Revisiting my elementary school had always been on my agenda. Eight years later, this much-anticipated homecoming felt as surreal as my cheap, non-environmentally-friendly chopsticks. So familiar yet so distant.

Time machine? In fact, I had travelled across time and space, having just flown in from the United States, where I attend college, and inevitably being oh-so-jet-lagged. It was a truly peculiar experience: eating lunch with 50 strangers examining me with their curious eyes. Stranger still was the fact that I felt like my 11-year-old self as soon as I set foot on the school grounds – even though I look like a real adult.

My homeroom teacher, who was also my Chinese teacher for six years, had invited me to speak to her current students – a group of fifth-graders all dressed in uniforms of a slightly different colour than what I wore in my time here. I was to introduce myself, compare and contrast the Eastern and Western education models, as well as answer questions from the students.

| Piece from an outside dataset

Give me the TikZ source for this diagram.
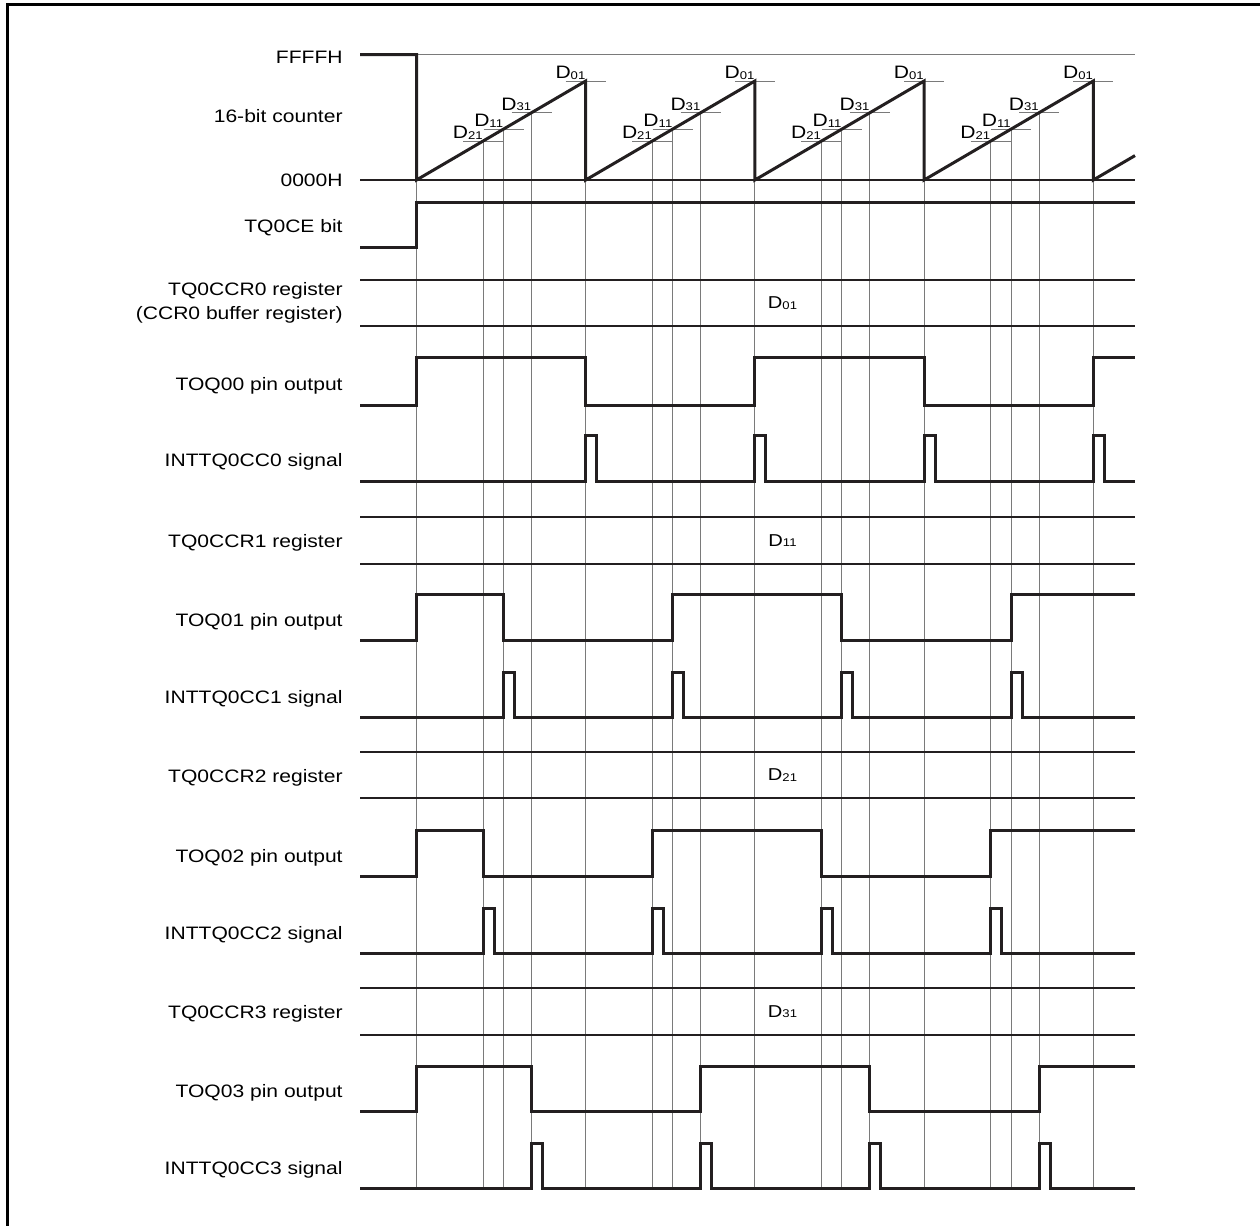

Forget the stereotype that Asian kids are shy and reserved. I was surprised myself at the sheer level of enthusiastic participation from across the classroom: while I had expected only a few outgoing students to speak out for their friends, the majority of students raised a question, sometimes even two or three.

“What’s the learning atmosphere like in the US?”

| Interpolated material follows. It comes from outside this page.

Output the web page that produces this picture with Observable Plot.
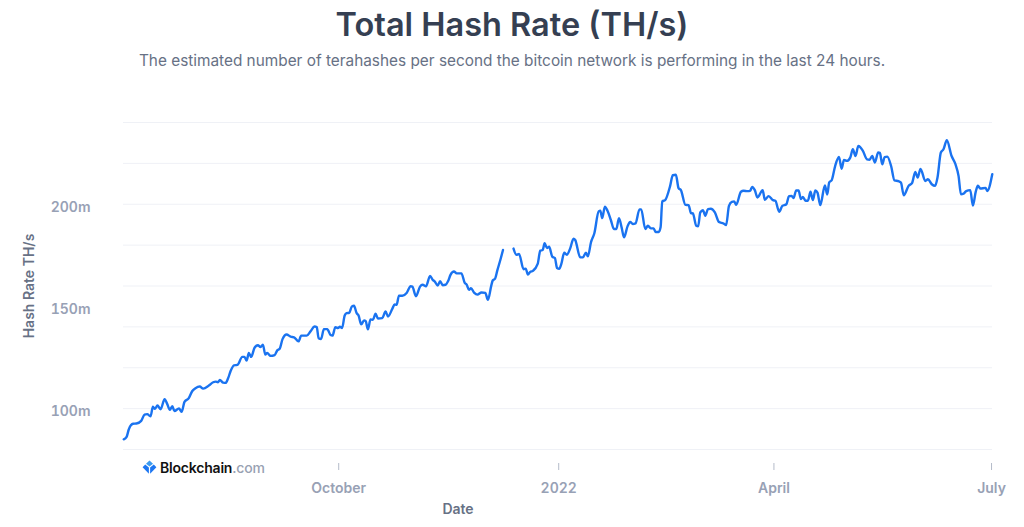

“Do you have exams in America as well? What are they like?”

“How did you get interested in politics? Is it really big in the States?”

“Is racial discrimination serious there? Tell us more about police violence.”

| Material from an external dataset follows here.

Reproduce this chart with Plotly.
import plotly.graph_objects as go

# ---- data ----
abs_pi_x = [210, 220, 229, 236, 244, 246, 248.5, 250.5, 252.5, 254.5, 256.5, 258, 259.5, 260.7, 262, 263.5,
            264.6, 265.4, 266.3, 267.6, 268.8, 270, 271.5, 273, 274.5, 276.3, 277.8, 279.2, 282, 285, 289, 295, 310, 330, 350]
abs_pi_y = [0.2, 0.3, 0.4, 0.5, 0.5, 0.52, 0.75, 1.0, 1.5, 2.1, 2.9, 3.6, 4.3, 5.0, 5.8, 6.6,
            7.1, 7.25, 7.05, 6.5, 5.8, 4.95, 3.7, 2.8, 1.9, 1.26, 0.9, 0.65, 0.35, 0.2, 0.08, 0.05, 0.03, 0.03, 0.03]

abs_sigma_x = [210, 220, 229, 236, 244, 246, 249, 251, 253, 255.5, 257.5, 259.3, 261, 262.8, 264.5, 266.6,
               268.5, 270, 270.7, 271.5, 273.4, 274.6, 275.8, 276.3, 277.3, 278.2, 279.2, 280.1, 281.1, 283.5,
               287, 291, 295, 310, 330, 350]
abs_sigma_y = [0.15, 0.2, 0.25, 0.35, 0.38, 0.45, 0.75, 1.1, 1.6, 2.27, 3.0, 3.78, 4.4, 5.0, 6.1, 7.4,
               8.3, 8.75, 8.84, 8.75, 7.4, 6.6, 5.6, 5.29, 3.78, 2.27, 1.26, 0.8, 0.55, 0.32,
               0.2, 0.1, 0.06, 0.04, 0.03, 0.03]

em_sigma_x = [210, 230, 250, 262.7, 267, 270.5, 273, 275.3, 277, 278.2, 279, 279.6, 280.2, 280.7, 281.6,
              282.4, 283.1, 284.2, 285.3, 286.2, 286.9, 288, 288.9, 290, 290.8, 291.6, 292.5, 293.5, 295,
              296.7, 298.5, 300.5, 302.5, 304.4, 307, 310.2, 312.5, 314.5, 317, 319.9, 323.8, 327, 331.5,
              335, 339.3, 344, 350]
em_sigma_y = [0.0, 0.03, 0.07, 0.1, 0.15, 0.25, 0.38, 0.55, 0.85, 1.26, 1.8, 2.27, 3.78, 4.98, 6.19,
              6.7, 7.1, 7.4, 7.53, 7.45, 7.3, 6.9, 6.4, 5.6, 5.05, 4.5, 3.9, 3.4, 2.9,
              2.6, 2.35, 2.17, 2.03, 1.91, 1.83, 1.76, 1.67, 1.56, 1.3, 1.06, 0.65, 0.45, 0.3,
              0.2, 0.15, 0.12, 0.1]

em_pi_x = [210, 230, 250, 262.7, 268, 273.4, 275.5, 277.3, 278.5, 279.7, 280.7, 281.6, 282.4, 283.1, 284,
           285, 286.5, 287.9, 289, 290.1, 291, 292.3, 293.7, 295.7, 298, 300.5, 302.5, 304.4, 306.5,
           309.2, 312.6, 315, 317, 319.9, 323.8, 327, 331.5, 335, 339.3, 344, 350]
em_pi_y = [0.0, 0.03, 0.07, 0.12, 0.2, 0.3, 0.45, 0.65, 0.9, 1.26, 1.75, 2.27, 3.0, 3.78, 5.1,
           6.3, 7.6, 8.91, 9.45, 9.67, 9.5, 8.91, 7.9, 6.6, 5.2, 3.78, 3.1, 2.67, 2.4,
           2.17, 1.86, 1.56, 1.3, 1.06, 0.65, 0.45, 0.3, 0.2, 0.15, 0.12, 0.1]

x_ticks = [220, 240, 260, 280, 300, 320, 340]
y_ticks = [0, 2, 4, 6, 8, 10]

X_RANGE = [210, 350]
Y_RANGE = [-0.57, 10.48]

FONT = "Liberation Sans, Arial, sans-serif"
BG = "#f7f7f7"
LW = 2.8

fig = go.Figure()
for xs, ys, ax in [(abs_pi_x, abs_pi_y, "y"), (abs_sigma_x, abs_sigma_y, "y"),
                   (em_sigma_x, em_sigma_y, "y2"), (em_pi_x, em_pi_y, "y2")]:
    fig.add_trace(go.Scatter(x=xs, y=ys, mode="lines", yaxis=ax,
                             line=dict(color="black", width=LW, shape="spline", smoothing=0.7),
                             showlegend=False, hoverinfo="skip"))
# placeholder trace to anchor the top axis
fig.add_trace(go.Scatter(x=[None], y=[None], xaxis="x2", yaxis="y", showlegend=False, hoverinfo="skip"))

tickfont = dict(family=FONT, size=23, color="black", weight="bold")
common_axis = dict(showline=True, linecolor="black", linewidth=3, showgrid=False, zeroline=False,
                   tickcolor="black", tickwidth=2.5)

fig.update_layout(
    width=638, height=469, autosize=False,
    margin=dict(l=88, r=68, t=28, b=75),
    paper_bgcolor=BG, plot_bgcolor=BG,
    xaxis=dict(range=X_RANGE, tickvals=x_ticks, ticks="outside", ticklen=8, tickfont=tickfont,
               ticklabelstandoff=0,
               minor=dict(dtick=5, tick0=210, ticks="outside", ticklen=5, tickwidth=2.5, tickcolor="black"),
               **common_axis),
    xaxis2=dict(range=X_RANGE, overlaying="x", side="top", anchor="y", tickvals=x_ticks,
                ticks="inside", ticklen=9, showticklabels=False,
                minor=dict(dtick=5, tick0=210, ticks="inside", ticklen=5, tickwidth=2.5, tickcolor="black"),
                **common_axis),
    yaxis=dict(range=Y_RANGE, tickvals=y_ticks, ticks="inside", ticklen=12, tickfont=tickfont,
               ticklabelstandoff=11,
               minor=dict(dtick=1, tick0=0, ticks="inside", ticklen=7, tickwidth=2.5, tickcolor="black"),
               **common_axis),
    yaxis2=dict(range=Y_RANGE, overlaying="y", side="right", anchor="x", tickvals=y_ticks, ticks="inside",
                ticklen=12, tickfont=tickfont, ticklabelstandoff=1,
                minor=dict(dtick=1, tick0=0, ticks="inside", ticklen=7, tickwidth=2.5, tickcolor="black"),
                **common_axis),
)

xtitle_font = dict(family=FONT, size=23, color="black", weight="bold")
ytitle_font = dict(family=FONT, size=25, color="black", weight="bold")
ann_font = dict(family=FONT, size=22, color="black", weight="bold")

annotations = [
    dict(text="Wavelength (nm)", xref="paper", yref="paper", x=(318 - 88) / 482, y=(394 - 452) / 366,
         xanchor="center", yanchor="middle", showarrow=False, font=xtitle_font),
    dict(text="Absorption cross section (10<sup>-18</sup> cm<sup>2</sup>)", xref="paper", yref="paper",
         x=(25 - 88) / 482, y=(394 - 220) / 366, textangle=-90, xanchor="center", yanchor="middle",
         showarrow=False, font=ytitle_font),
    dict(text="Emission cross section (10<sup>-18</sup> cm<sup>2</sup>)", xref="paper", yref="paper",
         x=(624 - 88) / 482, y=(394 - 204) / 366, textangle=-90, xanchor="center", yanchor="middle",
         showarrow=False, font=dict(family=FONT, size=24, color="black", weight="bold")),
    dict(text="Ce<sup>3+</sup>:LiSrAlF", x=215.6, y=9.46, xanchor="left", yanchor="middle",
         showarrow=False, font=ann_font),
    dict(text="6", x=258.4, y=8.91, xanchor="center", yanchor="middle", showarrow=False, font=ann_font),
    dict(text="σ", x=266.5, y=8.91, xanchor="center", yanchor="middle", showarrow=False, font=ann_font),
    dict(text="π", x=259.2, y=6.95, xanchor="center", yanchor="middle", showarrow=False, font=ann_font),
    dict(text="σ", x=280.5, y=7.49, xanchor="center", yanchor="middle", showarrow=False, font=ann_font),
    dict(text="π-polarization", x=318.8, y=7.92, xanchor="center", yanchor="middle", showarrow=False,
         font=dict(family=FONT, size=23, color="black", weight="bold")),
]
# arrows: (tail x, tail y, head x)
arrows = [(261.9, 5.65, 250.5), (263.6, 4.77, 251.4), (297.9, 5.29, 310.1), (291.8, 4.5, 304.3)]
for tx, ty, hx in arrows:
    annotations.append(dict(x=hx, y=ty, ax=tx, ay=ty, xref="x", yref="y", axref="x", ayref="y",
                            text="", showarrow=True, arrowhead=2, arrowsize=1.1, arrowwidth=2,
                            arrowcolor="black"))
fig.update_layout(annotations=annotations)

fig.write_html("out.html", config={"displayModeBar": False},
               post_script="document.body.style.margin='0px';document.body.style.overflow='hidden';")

I was delighted to share my perspective. While it is common for high school and university alumni to return to their schools, primary school ‘alums’ are rare. As I reminisced about my time at the school, I pictured a younger version of me sitting in her classroom, listening to a college-age graduate from the school discussing her experience studying abroad. It made me wonder about future that lies ahead of everyone in this group. What a journey it will be!